EXERCISE MATERIALS ::
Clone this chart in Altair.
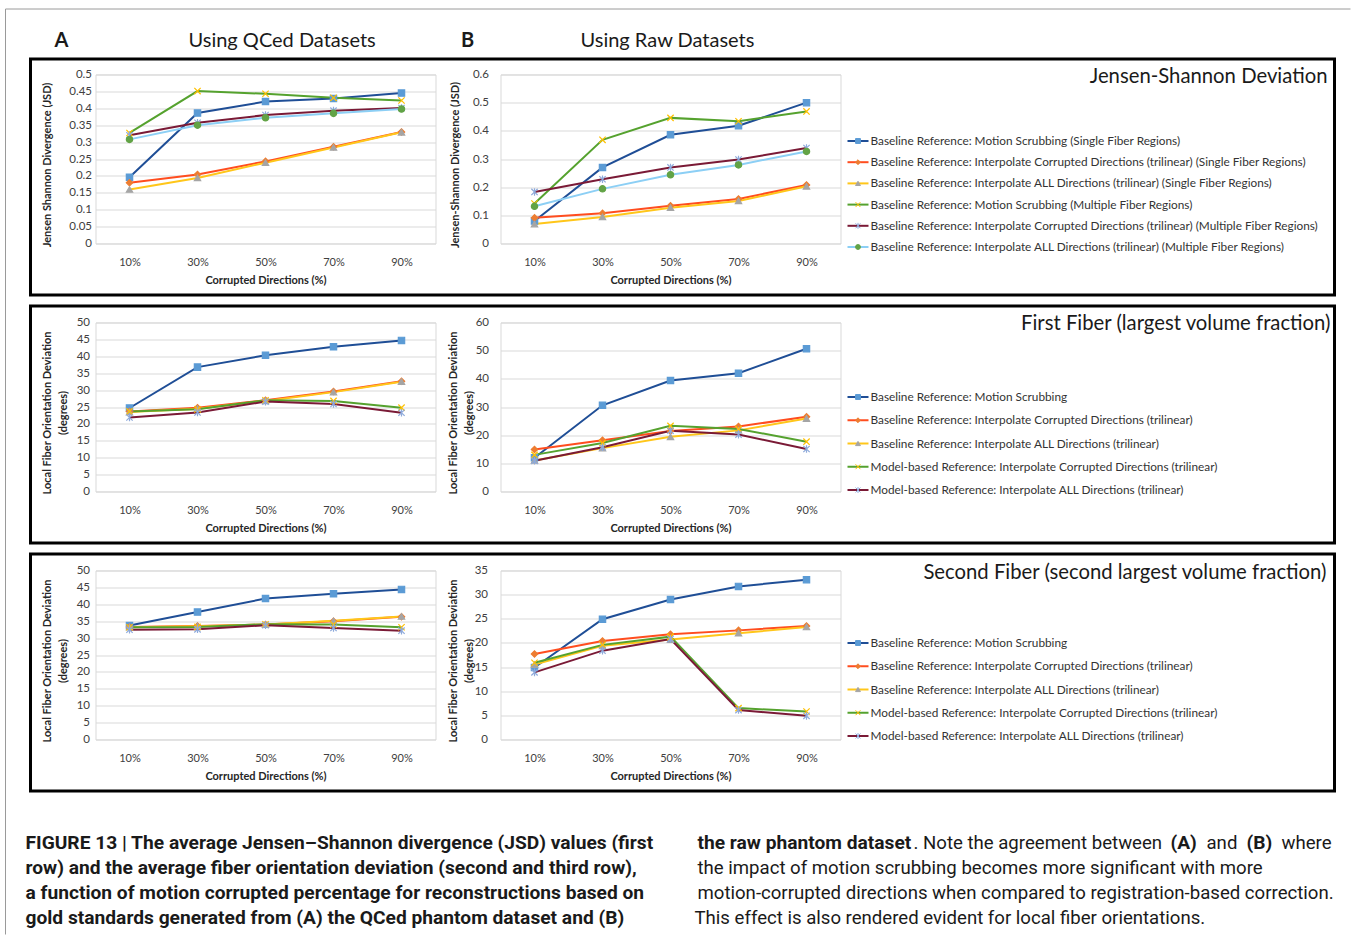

==

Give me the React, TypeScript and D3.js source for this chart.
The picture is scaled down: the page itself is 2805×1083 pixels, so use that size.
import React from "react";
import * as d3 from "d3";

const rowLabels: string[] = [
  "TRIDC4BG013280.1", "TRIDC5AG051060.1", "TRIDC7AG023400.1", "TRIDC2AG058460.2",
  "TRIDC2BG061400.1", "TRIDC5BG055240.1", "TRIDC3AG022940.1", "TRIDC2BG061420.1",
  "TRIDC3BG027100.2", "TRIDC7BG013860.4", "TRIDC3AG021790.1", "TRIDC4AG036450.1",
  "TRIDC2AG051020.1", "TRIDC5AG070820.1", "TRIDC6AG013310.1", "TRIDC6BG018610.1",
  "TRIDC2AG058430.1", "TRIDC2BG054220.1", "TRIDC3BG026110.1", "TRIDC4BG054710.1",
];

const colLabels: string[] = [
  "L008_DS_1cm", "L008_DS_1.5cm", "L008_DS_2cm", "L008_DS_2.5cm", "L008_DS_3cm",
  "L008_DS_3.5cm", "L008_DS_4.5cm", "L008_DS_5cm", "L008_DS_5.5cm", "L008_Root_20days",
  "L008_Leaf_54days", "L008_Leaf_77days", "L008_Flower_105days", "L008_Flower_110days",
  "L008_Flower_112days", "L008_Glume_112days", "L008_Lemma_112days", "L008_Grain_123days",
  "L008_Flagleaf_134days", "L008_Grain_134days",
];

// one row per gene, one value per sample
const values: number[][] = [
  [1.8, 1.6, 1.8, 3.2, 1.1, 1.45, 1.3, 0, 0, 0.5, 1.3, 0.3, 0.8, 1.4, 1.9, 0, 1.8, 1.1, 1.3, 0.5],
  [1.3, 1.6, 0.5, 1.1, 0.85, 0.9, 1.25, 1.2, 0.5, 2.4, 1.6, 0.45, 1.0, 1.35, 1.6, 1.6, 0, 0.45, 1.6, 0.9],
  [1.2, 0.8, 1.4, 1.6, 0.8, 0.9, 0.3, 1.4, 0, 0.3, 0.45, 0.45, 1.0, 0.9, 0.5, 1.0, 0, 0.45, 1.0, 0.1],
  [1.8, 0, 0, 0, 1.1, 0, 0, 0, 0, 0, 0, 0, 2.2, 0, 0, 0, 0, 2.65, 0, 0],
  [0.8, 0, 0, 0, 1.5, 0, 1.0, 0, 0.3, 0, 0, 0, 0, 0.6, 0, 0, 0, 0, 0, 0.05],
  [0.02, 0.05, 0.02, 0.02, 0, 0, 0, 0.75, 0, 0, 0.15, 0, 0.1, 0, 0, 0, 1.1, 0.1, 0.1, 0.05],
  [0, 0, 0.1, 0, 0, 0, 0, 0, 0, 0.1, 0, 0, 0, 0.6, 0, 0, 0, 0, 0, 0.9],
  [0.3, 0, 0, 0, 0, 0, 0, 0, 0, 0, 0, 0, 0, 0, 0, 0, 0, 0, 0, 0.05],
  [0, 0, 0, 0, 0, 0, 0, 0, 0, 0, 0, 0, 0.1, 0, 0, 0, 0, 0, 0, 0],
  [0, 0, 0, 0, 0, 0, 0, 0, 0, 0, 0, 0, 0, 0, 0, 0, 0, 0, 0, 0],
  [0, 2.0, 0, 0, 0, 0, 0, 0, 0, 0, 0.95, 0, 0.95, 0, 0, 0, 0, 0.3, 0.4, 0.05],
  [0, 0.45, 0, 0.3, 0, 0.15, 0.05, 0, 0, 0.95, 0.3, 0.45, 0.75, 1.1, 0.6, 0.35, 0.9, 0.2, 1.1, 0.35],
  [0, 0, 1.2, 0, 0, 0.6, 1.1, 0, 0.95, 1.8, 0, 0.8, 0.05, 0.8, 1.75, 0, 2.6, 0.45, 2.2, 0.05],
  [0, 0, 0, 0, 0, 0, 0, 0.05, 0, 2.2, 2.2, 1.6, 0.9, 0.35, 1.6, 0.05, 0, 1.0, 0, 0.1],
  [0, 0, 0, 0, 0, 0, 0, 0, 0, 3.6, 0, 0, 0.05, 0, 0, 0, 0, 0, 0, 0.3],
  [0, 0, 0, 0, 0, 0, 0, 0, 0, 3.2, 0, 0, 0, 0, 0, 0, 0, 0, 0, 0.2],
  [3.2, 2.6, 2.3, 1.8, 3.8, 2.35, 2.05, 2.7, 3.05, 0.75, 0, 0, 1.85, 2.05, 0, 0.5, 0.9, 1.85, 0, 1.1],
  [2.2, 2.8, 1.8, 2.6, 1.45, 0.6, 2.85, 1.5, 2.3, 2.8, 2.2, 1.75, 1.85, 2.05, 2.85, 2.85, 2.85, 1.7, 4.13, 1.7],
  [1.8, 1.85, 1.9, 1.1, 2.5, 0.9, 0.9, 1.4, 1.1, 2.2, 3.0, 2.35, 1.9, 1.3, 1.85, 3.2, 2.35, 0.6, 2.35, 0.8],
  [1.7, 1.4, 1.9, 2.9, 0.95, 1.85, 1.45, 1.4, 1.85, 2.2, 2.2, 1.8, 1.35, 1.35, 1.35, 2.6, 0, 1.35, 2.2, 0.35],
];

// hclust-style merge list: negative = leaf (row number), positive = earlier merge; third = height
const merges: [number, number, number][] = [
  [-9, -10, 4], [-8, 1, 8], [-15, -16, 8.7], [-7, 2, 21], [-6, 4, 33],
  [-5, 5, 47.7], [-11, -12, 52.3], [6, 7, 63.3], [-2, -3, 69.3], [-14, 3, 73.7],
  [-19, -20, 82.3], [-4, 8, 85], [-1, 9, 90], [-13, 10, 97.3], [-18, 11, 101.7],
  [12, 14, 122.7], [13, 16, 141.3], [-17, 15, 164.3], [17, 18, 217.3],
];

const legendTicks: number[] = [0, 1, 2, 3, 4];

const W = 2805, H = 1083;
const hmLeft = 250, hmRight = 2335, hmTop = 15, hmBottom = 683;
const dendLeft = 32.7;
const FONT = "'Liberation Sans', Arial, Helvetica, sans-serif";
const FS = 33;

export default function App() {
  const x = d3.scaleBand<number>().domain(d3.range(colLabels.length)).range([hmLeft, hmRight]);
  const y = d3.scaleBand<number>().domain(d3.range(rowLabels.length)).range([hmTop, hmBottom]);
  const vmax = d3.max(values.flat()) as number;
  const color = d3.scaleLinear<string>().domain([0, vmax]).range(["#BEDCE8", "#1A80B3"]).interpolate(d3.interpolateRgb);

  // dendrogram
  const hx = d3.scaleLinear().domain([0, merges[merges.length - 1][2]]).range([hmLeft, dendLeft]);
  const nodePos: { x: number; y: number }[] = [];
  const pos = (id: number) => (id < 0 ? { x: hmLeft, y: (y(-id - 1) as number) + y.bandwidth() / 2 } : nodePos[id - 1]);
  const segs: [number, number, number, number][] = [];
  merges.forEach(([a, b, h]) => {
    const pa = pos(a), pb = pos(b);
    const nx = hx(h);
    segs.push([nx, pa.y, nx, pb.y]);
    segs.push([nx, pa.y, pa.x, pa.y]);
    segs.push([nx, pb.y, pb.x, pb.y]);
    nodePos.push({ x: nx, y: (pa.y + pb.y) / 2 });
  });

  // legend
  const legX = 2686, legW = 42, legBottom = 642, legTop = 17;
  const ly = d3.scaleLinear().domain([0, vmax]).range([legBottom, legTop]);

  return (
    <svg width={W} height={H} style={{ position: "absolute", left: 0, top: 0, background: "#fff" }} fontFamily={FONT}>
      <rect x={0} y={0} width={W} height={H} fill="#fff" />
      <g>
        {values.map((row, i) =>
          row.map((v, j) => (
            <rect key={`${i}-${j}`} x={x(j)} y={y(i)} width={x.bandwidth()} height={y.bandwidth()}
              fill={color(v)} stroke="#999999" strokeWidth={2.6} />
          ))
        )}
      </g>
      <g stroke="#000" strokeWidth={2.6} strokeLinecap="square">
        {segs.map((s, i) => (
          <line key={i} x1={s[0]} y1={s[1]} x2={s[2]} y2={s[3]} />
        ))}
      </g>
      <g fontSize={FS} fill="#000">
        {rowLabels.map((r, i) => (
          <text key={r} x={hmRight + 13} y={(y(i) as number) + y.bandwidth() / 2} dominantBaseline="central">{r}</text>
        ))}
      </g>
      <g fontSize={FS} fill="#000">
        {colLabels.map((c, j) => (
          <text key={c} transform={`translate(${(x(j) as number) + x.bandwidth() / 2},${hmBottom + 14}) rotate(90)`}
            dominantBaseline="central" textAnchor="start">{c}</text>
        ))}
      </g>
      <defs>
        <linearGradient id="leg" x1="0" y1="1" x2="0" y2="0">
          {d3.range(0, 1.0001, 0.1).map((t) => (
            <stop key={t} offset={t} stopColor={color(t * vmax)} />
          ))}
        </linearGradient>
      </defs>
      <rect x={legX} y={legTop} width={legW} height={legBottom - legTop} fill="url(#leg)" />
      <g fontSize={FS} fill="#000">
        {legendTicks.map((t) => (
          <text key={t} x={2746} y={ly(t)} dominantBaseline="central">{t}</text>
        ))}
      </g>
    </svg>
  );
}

SHORT TASK ::
Give back, word for word, only the lines above from the line holding "The picture is" to the line holding "import * as", both included.

ANSWER TO THE EXERCISE ::
The picture is scaled down: the page itself is 2805×1083 pixels, so use that size.
import React from "react";
import * as d3 from "d3";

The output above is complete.